Furthermore, investigators studying the Canadian Healthy Infant Longitudinal Development cohort identified four taxa in neonates—Faecalibacterium, Lachnospira, Veillonella, and Rothia (FLVR)—that corresponded to later protection from asthma. When these four bacteria were supplemented to an asthmatic gut microbial community in gnotobiotic mice, animals receiving FLVR taxa experienced protection from allergic airway inflammation compared with controls that received no supplementation. Colonization with FLVR also corresponded to increases in the amounts of fecal acetate [32], a short-chain fatty acid (SCFA) known to protect from asthma [33]. Differences in SCFAs have been observed in 3-month-olds who displayed atopy and wheeze at 1 year [32]—symptoms that are predictive of later asthma.

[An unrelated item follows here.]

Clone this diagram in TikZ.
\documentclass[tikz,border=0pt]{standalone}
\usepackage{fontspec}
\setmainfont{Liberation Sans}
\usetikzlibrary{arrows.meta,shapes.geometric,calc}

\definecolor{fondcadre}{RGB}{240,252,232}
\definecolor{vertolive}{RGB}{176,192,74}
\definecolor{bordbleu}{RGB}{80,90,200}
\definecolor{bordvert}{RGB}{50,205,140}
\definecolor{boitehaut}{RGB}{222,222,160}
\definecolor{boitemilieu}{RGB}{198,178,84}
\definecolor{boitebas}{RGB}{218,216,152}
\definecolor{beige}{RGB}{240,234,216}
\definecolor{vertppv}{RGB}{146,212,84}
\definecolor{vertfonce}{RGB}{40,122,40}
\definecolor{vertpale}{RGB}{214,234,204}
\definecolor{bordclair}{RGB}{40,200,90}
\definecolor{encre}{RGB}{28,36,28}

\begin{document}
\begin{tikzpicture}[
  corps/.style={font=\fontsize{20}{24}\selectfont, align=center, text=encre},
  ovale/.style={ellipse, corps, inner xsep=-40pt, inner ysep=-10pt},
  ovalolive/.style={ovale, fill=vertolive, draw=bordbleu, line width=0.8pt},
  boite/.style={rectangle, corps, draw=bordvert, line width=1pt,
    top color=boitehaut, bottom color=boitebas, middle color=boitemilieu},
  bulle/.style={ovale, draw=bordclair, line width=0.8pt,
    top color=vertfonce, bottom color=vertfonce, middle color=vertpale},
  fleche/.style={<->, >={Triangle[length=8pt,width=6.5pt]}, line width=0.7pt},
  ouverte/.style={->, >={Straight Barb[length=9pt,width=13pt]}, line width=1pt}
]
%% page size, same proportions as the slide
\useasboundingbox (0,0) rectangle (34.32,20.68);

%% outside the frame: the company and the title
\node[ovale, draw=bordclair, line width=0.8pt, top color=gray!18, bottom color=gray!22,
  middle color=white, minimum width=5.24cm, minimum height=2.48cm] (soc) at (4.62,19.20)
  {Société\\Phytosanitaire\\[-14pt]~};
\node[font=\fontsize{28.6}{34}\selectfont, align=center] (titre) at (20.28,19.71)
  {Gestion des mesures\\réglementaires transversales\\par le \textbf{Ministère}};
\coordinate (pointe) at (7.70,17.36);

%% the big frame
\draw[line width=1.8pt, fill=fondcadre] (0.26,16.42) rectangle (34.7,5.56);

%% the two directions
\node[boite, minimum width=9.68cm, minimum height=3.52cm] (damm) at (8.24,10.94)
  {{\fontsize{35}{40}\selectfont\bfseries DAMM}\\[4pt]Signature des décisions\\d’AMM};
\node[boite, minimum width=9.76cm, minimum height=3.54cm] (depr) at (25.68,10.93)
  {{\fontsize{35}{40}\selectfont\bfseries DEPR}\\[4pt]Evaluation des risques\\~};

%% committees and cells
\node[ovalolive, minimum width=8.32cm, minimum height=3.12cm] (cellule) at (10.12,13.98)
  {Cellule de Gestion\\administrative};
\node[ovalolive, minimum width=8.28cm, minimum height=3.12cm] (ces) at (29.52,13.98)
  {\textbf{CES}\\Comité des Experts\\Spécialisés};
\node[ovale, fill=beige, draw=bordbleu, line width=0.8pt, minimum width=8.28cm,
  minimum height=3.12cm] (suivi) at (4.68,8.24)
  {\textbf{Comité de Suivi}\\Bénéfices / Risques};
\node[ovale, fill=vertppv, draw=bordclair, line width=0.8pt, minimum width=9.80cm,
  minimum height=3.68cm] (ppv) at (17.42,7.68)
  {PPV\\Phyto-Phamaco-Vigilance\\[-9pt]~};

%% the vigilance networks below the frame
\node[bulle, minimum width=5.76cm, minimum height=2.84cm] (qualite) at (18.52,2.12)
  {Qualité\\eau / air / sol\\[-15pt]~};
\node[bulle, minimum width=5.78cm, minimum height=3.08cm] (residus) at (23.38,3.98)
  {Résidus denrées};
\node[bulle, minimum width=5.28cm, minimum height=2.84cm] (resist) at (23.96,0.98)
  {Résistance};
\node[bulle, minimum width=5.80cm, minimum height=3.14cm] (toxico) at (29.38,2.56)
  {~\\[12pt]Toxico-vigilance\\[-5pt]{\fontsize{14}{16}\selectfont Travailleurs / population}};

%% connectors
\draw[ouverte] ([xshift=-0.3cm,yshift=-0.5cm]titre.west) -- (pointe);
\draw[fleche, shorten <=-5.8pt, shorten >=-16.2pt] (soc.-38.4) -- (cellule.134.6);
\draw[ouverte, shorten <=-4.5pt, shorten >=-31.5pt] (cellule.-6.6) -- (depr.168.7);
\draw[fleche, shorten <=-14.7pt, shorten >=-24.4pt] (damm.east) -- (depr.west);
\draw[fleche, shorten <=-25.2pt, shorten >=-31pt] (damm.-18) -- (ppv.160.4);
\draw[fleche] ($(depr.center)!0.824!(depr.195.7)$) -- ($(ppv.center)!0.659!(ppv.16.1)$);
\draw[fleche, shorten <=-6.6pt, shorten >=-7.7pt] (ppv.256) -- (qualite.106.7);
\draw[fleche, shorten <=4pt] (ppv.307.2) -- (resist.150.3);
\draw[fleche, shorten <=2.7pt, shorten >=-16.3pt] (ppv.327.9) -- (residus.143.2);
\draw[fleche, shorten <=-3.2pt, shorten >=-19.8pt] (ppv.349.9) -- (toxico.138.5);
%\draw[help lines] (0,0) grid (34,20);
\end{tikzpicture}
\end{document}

Moreover, SCFAs are known to influence Treg differentiation and function (e.g., [34]), which may contribute to asthma. Additionally, SCFAs generated by the gut microbiota have also been demonstrated to alter dendritic-cell recruitment and function within the lungs and reduce Th2 inflammation [33,35] (Fig 1A). Intriguingly, FLVR were protective only when present during the first 100 days of life, which suggests a critical window of gut colonization during which exposure to key organisms can prevent later disease. This phenomenon is similar to the critical window observed for airway colonization [14], suggesting that exposure to particular microbial communities during a crucial moment in early life results in a lasting restructuring of the host’s immune system.

Concluding remarks

Our growing appreciation for the role of commensal microbes in human health has placed the microbiota among the important factors contributing to asthma pathogenesis. Although the mechanisms by which endogenous bacterial communities affect asthma are still being elucidated, the enticing potential for therapeutic interventions will ensure continued interest and exploration on the influence of microbial communities on allergic diseases. Perhaps most compellingly, unlike host genetics and environmental exposures, which are known risk factors for allergic diseases, the microbiota presents a more easily modifiable feature in asthma development. One potential approach is to design probiotics that alter the composition or function of respiratory or gastrointestinal microbial communities in at-risk children. The promise of this approach relies on identifying individuals who would benefit from a probiotic intervention and exploiting the “critical window” in early life, during which microbial exposures can shape later asthma [14,31,32]. However, before we can benefit from microbiota-directed therapeutics in asthma, it is necessary to further define the mechanism(s) by which gut and airway microbes protect from the disease and to assist the identification of therapeutic candidates and biomarkers. Together, these new insights signify the beginning of a novel paradigm to understand the etiology of asthma as an emergent condition resulting from the codevelopment of microbial communities and host immunity. Innovations from this research may lead to transformative advances in our understanding and treatment of asthma.